>> BEGIN
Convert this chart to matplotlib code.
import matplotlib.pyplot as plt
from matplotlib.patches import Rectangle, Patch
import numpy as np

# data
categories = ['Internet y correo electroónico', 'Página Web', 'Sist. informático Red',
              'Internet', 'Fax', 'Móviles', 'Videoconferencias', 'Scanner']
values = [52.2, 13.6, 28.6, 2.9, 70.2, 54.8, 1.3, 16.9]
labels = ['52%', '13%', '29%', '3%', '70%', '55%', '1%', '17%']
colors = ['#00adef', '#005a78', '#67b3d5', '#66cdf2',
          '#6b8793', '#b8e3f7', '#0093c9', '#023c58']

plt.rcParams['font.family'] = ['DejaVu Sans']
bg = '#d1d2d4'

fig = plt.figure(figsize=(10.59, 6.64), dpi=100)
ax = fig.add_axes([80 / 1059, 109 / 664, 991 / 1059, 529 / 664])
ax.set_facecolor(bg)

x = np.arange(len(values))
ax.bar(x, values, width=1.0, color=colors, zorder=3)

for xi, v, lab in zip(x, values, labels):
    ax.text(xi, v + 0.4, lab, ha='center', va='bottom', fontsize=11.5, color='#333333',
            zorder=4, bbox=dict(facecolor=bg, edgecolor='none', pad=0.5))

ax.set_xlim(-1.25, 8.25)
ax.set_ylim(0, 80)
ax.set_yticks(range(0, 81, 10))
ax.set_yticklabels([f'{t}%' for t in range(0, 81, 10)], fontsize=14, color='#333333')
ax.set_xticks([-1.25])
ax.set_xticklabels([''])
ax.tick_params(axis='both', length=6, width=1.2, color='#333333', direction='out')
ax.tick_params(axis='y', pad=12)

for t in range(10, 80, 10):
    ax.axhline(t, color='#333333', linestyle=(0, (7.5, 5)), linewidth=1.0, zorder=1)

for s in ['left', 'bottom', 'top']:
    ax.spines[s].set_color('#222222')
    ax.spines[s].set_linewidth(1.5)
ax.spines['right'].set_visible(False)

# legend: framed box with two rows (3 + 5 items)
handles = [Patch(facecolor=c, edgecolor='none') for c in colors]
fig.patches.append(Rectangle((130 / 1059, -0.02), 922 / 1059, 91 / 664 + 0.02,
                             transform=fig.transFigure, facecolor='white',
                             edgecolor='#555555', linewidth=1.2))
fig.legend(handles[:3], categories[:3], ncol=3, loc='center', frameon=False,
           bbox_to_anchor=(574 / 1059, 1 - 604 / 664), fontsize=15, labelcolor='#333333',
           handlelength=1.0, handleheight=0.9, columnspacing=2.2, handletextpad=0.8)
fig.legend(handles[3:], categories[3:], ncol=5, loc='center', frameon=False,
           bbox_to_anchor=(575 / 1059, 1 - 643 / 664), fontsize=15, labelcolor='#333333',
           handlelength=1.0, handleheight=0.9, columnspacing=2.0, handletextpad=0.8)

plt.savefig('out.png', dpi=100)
>> END
**TASK INSTRUCTIONS**
Starting at the top of the data above, repeat every line exactly until the line containing "import numpy as np" has been given, then stop.

**TASK RESULT**
Convert this chart to matplotlib code.
import matplotlib.pyplot as plt
from matplotlib.patches import Rectangle, Patch
import numpy as np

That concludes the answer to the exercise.